##### RECORDS PROVIDED

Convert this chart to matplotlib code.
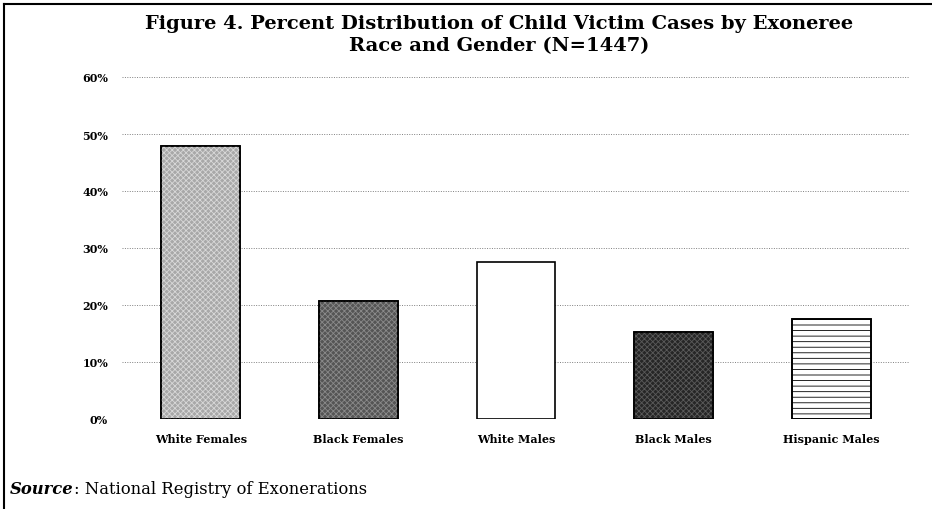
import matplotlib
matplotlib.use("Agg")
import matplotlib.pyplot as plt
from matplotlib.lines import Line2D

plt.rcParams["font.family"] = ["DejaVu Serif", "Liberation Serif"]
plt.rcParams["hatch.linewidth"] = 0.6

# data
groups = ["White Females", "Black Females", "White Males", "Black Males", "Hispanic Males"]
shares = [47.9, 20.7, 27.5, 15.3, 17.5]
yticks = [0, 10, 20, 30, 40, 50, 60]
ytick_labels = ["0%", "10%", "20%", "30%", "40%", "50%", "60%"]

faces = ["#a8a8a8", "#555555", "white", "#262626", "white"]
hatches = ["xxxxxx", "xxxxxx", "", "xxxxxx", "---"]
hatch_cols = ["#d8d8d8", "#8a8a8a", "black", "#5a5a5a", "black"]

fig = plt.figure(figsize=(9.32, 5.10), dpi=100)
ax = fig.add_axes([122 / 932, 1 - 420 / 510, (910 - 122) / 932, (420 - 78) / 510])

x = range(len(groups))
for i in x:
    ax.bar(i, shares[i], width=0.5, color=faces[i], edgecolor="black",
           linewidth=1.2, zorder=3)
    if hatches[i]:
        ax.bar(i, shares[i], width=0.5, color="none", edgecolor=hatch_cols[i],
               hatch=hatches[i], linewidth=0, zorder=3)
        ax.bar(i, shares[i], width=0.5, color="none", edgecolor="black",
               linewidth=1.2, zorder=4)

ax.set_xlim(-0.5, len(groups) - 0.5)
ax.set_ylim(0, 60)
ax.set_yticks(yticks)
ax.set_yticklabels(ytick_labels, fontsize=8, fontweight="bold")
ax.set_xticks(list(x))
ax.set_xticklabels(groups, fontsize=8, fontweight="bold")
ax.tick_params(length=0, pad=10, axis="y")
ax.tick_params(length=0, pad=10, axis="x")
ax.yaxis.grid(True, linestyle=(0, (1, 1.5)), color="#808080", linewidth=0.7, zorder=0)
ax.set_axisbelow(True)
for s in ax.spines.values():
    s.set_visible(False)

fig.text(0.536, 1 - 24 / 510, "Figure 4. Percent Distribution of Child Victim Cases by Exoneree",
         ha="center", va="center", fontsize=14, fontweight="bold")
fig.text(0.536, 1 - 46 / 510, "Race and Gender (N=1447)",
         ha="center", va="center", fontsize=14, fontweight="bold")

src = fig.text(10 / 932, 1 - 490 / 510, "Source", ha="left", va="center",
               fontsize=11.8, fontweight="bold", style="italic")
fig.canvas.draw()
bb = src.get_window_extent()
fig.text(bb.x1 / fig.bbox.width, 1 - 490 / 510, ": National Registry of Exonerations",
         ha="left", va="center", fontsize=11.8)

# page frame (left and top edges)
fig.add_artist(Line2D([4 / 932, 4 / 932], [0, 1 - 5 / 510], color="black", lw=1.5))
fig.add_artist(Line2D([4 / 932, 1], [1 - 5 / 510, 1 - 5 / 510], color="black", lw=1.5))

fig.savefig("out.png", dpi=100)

##########
##### RECORDS PROVIDED

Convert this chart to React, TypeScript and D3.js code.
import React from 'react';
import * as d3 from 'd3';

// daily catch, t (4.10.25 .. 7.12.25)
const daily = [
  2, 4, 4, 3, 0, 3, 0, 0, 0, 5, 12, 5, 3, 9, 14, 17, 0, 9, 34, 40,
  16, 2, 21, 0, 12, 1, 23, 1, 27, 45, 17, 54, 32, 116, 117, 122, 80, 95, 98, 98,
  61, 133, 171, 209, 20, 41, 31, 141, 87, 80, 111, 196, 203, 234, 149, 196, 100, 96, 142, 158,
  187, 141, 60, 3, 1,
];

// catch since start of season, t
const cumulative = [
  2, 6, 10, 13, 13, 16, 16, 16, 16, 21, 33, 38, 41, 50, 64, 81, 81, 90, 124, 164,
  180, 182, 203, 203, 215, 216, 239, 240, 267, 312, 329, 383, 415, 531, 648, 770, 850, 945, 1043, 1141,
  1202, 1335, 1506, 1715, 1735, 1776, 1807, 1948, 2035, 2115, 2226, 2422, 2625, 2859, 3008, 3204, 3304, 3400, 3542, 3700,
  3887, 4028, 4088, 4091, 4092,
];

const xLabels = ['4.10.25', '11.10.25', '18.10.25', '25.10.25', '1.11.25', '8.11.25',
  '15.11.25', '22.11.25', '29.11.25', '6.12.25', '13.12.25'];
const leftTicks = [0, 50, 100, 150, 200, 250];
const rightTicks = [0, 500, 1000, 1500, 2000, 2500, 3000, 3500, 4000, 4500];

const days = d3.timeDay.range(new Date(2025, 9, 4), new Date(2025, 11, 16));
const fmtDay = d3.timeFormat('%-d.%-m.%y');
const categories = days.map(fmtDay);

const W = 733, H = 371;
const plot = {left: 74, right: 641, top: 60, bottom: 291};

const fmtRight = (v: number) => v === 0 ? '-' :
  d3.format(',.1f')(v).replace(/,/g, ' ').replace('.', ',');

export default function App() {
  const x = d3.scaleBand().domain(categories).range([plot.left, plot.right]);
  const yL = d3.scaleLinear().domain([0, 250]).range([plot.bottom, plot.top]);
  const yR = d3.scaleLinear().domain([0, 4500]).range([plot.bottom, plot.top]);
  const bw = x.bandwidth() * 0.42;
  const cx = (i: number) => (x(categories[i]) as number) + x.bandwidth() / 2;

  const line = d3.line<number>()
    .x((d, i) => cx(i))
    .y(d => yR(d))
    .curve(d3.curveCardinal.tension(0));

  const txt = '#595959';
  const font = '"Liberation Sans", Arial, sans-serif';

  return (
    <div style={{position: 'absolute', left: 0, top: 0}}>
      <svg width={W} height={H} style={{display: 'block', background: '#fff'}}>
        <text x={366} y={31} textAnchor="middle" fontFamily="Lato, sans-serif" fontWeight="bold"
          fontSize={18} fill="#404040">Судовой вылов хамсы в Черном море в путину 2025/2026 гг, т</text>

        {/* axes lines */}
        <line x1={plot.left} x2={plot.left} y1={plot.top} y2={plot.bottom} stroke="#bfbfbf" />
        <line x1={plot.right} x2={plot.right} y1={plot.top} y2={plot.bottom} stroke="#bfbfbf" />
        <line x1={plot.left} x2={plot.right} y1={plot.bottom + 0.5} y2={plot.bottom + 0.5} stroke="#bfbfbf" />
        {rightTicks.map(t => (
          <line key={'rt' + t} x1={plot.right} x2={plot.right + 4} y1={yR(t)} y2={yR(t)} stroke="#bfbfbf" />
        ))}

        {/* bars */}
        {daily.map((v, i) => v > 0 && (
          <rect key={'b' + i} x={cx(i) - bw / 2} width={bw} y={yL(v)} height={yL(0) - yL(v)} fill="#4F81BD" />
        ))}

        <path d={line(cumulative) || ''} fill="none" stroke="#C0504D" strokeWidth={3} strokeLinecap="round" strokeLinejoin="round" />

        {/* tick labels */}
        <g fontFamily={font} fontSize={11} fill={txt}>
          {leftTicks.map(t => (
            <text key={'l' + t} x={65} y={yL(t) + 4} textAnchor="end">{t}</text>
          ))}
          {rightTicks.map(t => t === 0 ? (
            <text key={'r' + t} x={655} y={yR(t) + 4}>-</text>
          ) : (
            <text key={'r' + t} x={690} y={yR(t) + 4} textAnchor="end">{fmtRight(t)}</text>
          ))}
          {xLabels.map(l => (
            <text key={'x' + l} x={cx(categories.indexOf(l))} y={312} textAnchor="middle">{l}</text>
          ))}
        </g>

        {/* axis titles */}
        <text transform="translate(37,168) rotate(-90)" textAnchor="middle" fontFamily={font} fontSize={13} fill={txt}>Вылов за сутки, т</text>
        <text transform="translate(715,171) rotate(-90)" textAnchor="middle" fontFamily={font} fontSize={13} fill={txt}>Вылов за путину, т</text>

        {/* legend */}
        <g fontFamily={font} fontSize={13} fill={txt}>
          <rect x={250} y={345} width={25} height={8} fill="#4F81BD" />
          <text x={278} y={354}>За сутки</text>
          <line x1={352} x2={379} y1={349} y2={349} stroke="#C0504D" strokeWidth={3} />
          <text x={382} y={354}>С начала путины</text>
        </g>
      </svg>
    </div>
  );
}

##########
##### RECORDS PROVIDED

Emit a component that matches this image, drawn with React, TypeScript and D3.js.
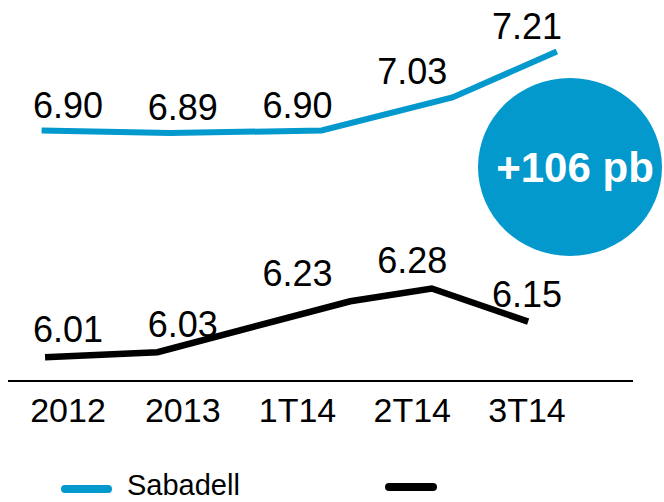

##########

▶ **INSTRUCTION**
Begin at the line containing "Convert this chart to React, TypeScript", end at the line containing "import * as d3 from 'd3';", and reproduce every line in that range exactly, both ends included.

▶ **ANSWER FOR THE TASK**
Convert this chart to React, TypeScript and D3.js code.
import React from 'react';
import * as d3 from 'd3';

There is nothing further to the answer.